As more llamas emerged from across the lake, the rest of my companions gathered beside me, snapping photos of their own. Even as more llamas joined him, my llama continued to stare out at me, his mouth opening and closing to reveal long, crooked teeth. He blinked his big eyes at me, then finally lowered his head to much on a mound of grass.
Before I knew it we were back in the van, speeding in the direction of the Atacama Desert. Our journey continued through the Chilean desert, up the Peruvian coast, and back into the winding highlands of the Andes, but of all the photos of unbelievable landscapes captured on the trip, my llama photo remained my favorite. Perhaps it was the unexpectedness of it, a photo captured not at a designated scenic viewpoint but instead at a random spot in the Bolivian desert. It was the appreciation of the beauty surrounding us at all moments, the realization that some of the most memorable instances come when you least expect them.
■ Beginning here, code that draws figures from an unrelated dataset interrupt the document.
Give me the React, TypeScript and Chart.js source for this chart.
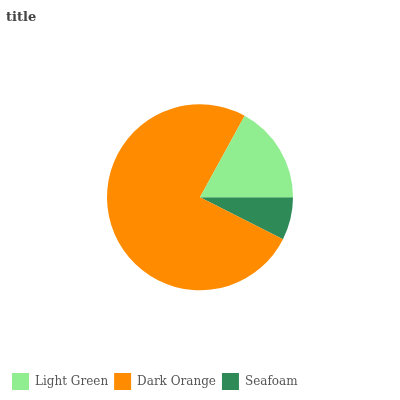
import React, { useEffect, useRef } from "react";
import { Chart, registerables } from "chart.js";

Chart.register(...registerables);

const legendOrder = ["Light Green", "Dark Orange", "Seafoam"];
const categories = ["Seafoam", "Dark Orange", "Light Green"];
const values = [7, 71, 16];
const colors = ["#2E8B57", "#FF8C00", "#90EE90"];

export default function App() {
  const ref = useRef<HTMLCanvasElement | null>(null);
  useEffect(() => {
    if (!ref.current) return;
    const chart = new Chart(ref.current, {
      type: "pie",
      data: {
        labels: categories,
        datasets: [
          {
            data: values,
            backgroundColor: colors,
            borderWidth: 0,
            radius: 93,
          },
        ],
      },
      options: {
        animation: false,
        responsive: false,
        rotation: 90,
        layout: { padding: { left: 6, right: 6, top: 0, bottom: 0 } },
        plugins: {
          title: {
            display: true,
            text: "title",
            align: "start",
            color: "#444444",
            font: { family: "DejaVu Serif", size: 13, weight: "bold" },
            padding: { top: 10, bottom: 2 },
          },
          legend: {
            position: "bottom",
            align: "start",
            labels: {
              boxWidth: 17,
              boxHeight: 17,
              padding: 6,
              color: "#555555",
              font: { family: "DejaVu Serif", size: 12 },
              sort: (a: any, b: any) =>
                legendOrder.indexOf(a.text) - legendOrder.indexOf(b.text),
            },
          },
          tooltip: { enabled: false },
        },
      },
    });
    return () => chart.destroy();
  }, []);
  return (
    <div style={{ position: "absolute", left: 0, top: 0, width: 400, height: 400 }}>
      <canvas ref={ref} width={400} height={400} />
    </div>
  );
}
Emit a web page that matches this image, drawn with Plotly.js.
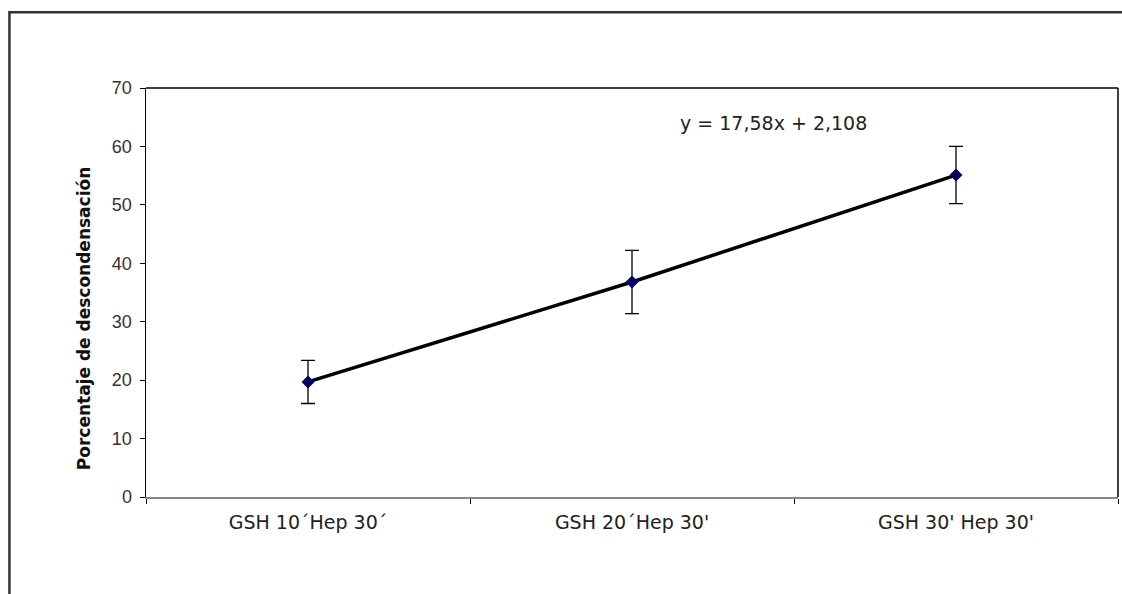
<!DOCTYPE html>
<html>
<head>
<meta charset="utf-8">
<script src="https://cdn.plot.ly/plotly-3.0.1.min.js"></script>
<style>html,body{margin:0;padding:0;background:#fff;}#chart{width:1122px;height:594px;}</style>
</head>
<body>
<div id="chart"></div>
<script>
var categories = ["GSH 10´Hep 30´", "GSH 20´Hep 30'", "GSH 30' Hep 30'"];
var values = [19.7, 36.8, 55.1];
var errors = [3.7, 5.4, 4.9];
var yTicks = [0, 10, 20, 30, 40, 50, 60, 70];
var equationText = "y = 17,58x + 2,108";
var yTitle = "Porcentaje de descondensación";

var trace = {
  x: categories,
  y: values,
  type: "scatter",
  mode: "lines+markers",
  line: {color: "#000000", width: 3.5},
  marker: {symbol: "diamond", size: 10, color: "#000066"},
  error_y: {type: "data", array: errors, visible: true, color: "#000000", thickness: 1.3, width: 7},
  hoverinfo: "skip"
};

var layout = {
  width: 1122, height: 594,
  margin: {l: 146, r: 4, t: 88, b: 97},
  paper_bgcolor: "#ffffff",
  plot_bgcolor: "#ffffff",
  showlegend: false,
  font: {family: "Liberation Sans, Arial, sans-serif", color: "#222"},
  xaxis: {
    type: "category",
    range: [-0.5, 2.5],
    tickson: "boundaries",
    ticks: "outside", ticklen: 5, tickcolor: "#000",
    showline: true, linecolor: "#888", linewidth: 1.5,
    showgrid: false, zeroline: false,
    tickfont: {family: "DejaVu Sans, sans-serif", size: 19, color: "#222"},
    ticklabelstandoff: 8
  },
  yaxis: {
    range: [0, 70],
    tickvals: yTicks,
    ticks: "outside", ticklen: 5, tickcolor: "#000",
    showline: true, linecolor: "#000", linewidth: 1.5,
    showgrid: false, zeroline: false,
    tickfont: {size: 18, color: "#333"},
    ticklabelstandoff: 4
  },
  shapes: [
    {type: "line", xref: "paper", yref: "paper", x0: 0, x1: 1, y0: 1, y1: 1, line: {color: "#000", width: 1.5}},
    {type: "line", xref: "paper", yref: "paper", x0: 1, x1: 1, y0: 0, y1: 1, line: {color: "#000", width: 1.5}},
    {type: "rect", xref: "paper", yref: "paper", x0: -0.1405, x1: 1.2, y0: -0.4, y1: 1.1855, line: {color: "#333", width: 2.5}}
  ],
  annotations: [
    {text: equationText, xref: "paper", yref: "y", x: 0.646, y: 64, showarrow: false,
     font: {family: "DejaVu Sans, sans-serif", size: 19, color: "#222"}},
    {text: "<b>" + yTitle + "</b>", xref: "paper", yref: "paper", x: -0.076, y: 0.435, textangle: -90, showarrow: false,
     font: {family: "DejaVu Sans, sans-serif", size: 17, color: "#111"}}
  ]
};

Plotly.newPlot("chart", [trace], layout, {displayModeBar: false, staticPlot: true});
</script>
</body>
</html>
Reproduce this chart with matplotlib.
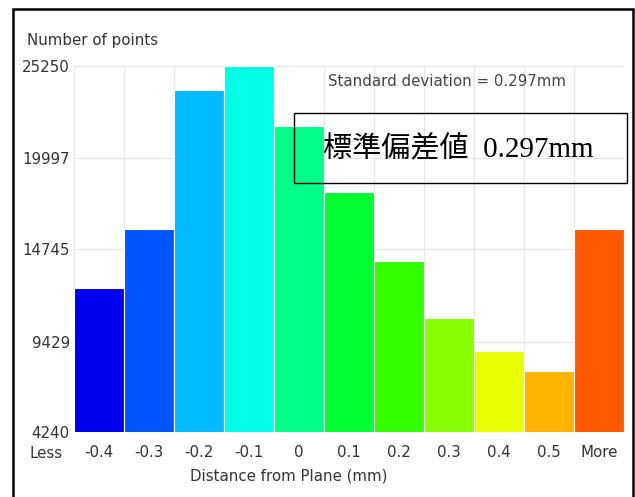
import matplotlib.pyplot as plt
from matplotlib.patches import Rectangle

# histogram bins (distance from plane, mm) and counts
bin_labels = ['-0.4', '-0.3', '-0.2', '-0.1', '0', '0.1', '0.2', '0.3', '0.4', '0.5', 'More']
counts = [12500, 15900, 23870, 25250, 21800, 18020, 14060, 10780, 8890, 7740, 15900]
bar_colors = ['#0000f0', '#0055ff', '#00bbff', '#00ffe4', '#00ff88', '#00ff30',
              '#33ff00', '#88ff00', '#e8ff00', '#ffb400', '#ff5a00']
y_ticks = [4240, 9429, 14745, 19997, 25250]

W, H = 635, 497
fs = 10.8
txt = '#333333'
fig = plt.figure(figsize=(6.35, 4.97), dpi=100)
ax = fig.add_axes([74 / W, 1 - 432 / H, (624 - 74) / W, (432 - 66) / H])

x = list(range(len(counts)))
ax.bar(x, counts, width=1.0, color=bar_colors, edgecolor='white', linewidth=0.8, zorder=2)

ax.set_xlim(-0.5, len(counts) - 0.5)
ax.set_ylim(y_ticks[0], y_ticks[-1])
ax.set_yticks(y_ticks)
ax.set_yticklabels([str(v) for v in y_ticks], fontsize=fs, color=txt)
ax.set_xticks(x)
ax.set_xticklabels(bin_labels, fontsize=fs, color=txt)
ax.tick_params(length=0, pad=3)
ax.tick_params(axis='x', pad=9.5)
fig.text(46 / W, 1 - 453 / H, 'Less', ha='center', va='center', fontsize=fs, color=txt)

# light grid at bin edges and y ticks
for e in [i - 0.5 for i in range(len(counts) + 1)]:
    ax.axvline(e, color='#e6e6e6', linewidth=0.8, zorder=1)
ax.grid(axis='y', color='#e6e6e6', linewidth=0.8, zorder=1)
ax.set_axisbelow(True)
for s in ax.spines.values():
    s.set_visible(False)

fig.text(289 / W, 1 - 476 / H, 'Distance from Plane (mm)', ha='center', va='center', fontsize=fs, color=txt)
fig.text(27 / W, 1 - 41 / H, 'Number of points', fontsize=fs, color=txt, va='center')
fig.text(328 / W, 1 - 82 / H, 'Standard deviation = 0.297mm', fontsize=fs, color='#444444', va='center')

# boxed Japanese annotation
fig.patches.append(Rectangle((294 / W, 1 - 183 / H), (627 - 294) / W, (183 - 113) / H,
                             transform=fig.transFigure, fill=False, edgecolor='black', linewidth=1.0))
fig.text(323 / W, 1 - 150 / H, '標準偏差値  0.297mm', fontsize=21,
         family=['Liberation Serif', 'Noto Sans CJK JP'], va='center', color='black')

# outer frame
fig.patches.append(Rectangle((13 / W, -0.05), (633 - 13) / W, 1 - 9 / H + 0.05,
                             transform=fig.transFigure, fill=False, edgecolor='black', linewidth=1.8))

fig.savefig('out.png', dpi=100)
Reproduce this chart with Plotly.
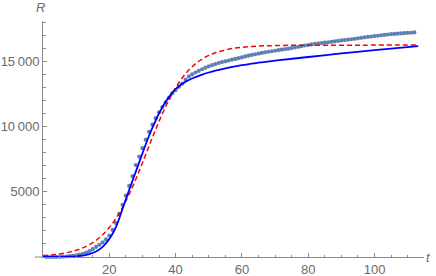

In fact, my study abroad trip was built of moments like these. While I marveled at Machu Picchu and posed for photos on the Uyuni salt flats, the moments that remain with me to this day took place in the backseats of rickety vans, in late nights drinking coca tea in mud-brick houses, in creating new friends despite languages or cultures or lifestyles. I’ll never forget that llama staring out at me, just like I’ll never be able to get Pedro’s voice singing, “My loneliness, is killing meeeee,” out of my head. Maybe that’s a good thing.